Reproduce the listing below exactly, minus its pictures.

----

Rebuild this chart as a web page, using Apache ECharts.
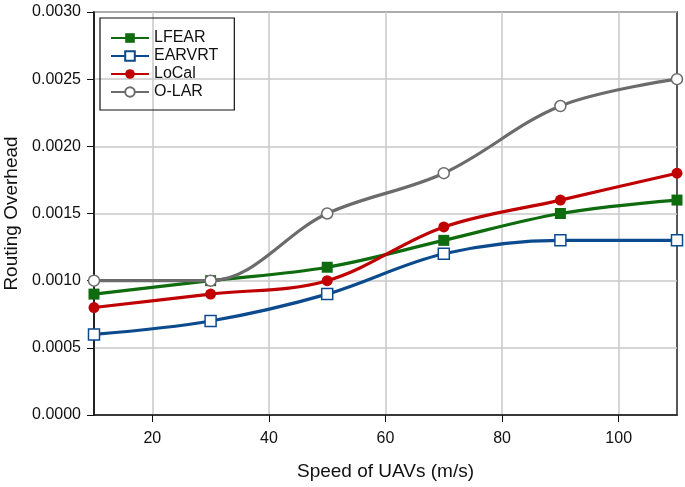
<!DOCTYPE html>
<html><head><meta charset="utf-8">
<script src="https://cdn.jsdelivr.net/npm/echarts@6/dist/echarts.min.js"></script>
<style>html,body{margin:0;padding:0;background:#fff}#c{width:685px;height:487px}</style>
</head><body><div id="c"></div>
<script>
var speeds = [10, 30, 50, 70, 90, 110];
var lfear = [0.0009, 0.0010, 0.0011, 0.0013, 0.0015, 0.0016];
var earvrt = [0.0006, 0.0007, 0.0009, 0.0012, 0.0013, 0.0013];
var local = [0.0008, 0.0009, 0.0010, 0.0014, 0.0016, 0.0018];
var olar = [0.0010, 0.0010, 0.0015, 0.0018, 0.0023, 0.0025];
var xTicks = [20, 40, 60, 80, 100];

function pairs(v){ return speeds.map(function(s,i){return [s, v[i]];}); }
var font = 'Liberation Sans';
function mk(name, data, color, symbol, hollow){
  return {
    name: name, type: 'line', smooth: 0.35, data: pairs(data),
    symbol: symbol, symbolSize: 11, showSymbol: true,
    lineStyle: {color: color, width: 3.2},
    itemStyle: {color: hollow ? '#fff' : color, borderColor: color, borderWidth: hollow ? 1.5 : 0},
    emphasis: {disabled: true}
  };
}
var chart = echarts.init(document.getElementById('c'), null, {renderer: 'canvas'});
chart.setOption({
  animation: false,
  backgroundColor: '#fff',
  grid: {left: 94, right: 8, top: 12, bottom: 72, show: true, borderColor: '#222', borderWidth: 1.5,
         containLabel: false, outerBoundsMode: 'none'},
  legend: {
    orient: 'vertical', left: 100, top: 18, padding: [12, 16, 10, 10],
    borderColor: '#111', borderWidth: 1.2, itemGap: 2, itemWidth: 38, itemHeight: 12,
    textStyle: {fontFamily: font, fontSize: 16, color: '#111'},
    data: ['LFEAR', 'EARVRT', 'LoCal', 'O-LAR']
  },
  xAxis: {
    type: 'value', min: 10, max: 110,
    name: 'Speed of UAVs (m/s)', nameLocation: 'middle', nameGap: 47,
    nameTextStyle: {fontFamily: font, fontSize: 19, color: '#111'},
    axisLine: {lineStyle: {color: '#111', width: 1.5}},
    axisTick: {show: true, customValues: xTicks, length: 7, lineStyle: {color: '#111'}},
    axisLabel: {customValues: xTicks, fontFamily: font, fontSize: 16, color: '#111', margin: 16},
    splitLine: {show: true, lineStyle: {color: '#c8c8c8', width: 1.5}}
  },
  yAxis: {
    type: 'value', min: 0, max: 0.003, interval: 0.0005,
    name: 'Routing Overhead', nameLocation: 'middle', nameGap: 72,
    nameTextStyle: {fontFamily: font, fontSize: 19, color: '#111'},
    axisLine: {show: true, lineStyle: {color: '#111', width: 1.5}},
    axisTick: {show: true, length: 7, lineStyle: {color: '#111'}},
    axisLabel: {fontFamily: font, fontSize: 16, color: '#111', margin: 13,
      formatter: function(v){ return v.toFixed(4); }},
    splitLine: {show: true, lineStyle: {color: '#c8c8c8', width: 1.5}}
  },
  series: [
    mk('LFEAR', lfear, '#0e6b0e', 'rect', false),
    mk('EARVRT', earvrt, '#0c4a8e', 'rect', true),
    mk('LoCal', local, '#c00000', 'circle', false),
    mk('O-LAR', olar, '#6b6b6b', 'circle', true)
  ]
});
</script></body></html>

----

**Answer to this exercise:**
Rebuild this chart as a web page, using Apache ECharts.
<!DOCTYPE html>
<html><head><meta charset="utf-8">
<script src="https://cdn.jsdelivr.net/npm/echarts@6/dist/echarts.min.js"></script>
<style>html,body{margin:0;padding:0;background:#fff}#c{width:685px;height:487px}</style>
</head><body><div id="c"></div>
<script>
var speeds = [10, 30, 50, 70, 90, 110];
var lfear = [0.0009, 0.0010, 0.0011, 0.0013, 0.0015, 0.0016];
var earvrt = [0.0006, 0.0007, 0.0009, 0.0012, 0.0013, 0.0013];
var local = [0.0008, 0.0009, 0.0010, 0.0014, 0.0016, 0.0018];
var olar = [0.0010, 0.0010, 0.0015, 0.0018, 0.0023, 0.0025];
var xTicks = [20, 40, 60, 80, 100];

function pairs(v){ return speeds.map(function(s,i){return [s, v[i]];}); }
var font = 'Liberation Sans';
function mk(name, data, color, symbol, hollow){
  return {
    name: name, type: 'line', smooth: 0.35, data: pairs(data),
    symbol: symbol, symbolSize: 11, showSymbol: true,
    lineStyle: {color: color, width: 3.2},
    itemStyle: {color: hollow ? '#fff' : color, borderColor: color, borderWidth: hollow ? 1.5 : 0},
    emphasis: {disabled: true}
  };
}
var chart = echarts.init(document.getElementById('c'), null, {renderer: 'canvas'});
chart.setOption({
  animation: false,
  backgroundColor: '#fff',
  grid: {left: 94, right: 8, top: 12, bottom: 72, show: true, borderColor: '#222', borderWidth: 1.5,
         containLabel: false, outerBoundsMode: 'none'},
  legend: {
    orient: 'vertical', left: 100, top: 18, padding: [12, 16, 10, 10],
    borderColor: '#111', borderWidth: 1.2, itemGap: 2, itemWidth: 38, itemHeight: 12,
    textStyle: {fontFamily: font, fontSize: 16, color: '#111'},
    data: ['LFEAR', 'EARVRT', 'LoCal', 'O-LAR']
  },
  xAxis: {
    type: 'value', min: 10, max: 110,
    name: 'Speed of UAVs (m/s)', nameLocation: 'middle', nameGap: 47,
    nameTextStyle: {fontFamily: font, fontSize: 19, color: '#111'},
    axisLine: {lineStyle: {color: '#111', width: 1.5}},
    axisTick: {show: true, customValues: xTicks, length: 7, lineStyle: {color: '#111'}},
    axisLabel: {customValues: xTicks, fontFamily: font, fontSize: 16, color: '#111', margin: 16},
    splitLine: {show: true, lineStyle: {color: '#c8c8c8', width: 1.5}}
  },
  yAxis: {
    type: 'value', min: 0, max: 0.003, interval: 0.0005,
    name: 'Routing Overhead', nameLocation: 'middle', nameGap: 72,
    nameTextStyle: {fontFamily: font, fontSize: 19, color: '#111'},
    axisLine: {show: true, lineStyle: {color: '#111', width: 1.5}},
    axisTick: {show: true, length: 7, lineStyle: {color: '#111'}},
    axisLabel: {fontFamily: font, fontSize: 16, color: '#111', margin: 13,
      formatter: function(v){ return v.toFixed(4); }},
    splitLine: {show: true, lineStyle: {color: '#c8c8c8', width: 1.5}}
  },
  series: [
    mk('LFEAR', lfear, '#0e6b0e', 'rect', false),
    mk('EARVRT', earvrt, '#0c4a8e', 'rect', true),
    mk('LoCal', local, '#c00000', 'circle', false),
    mk('O-LAR', olar, '#6b6b6b', 'circle', true)
  ]
});
</script></body></html>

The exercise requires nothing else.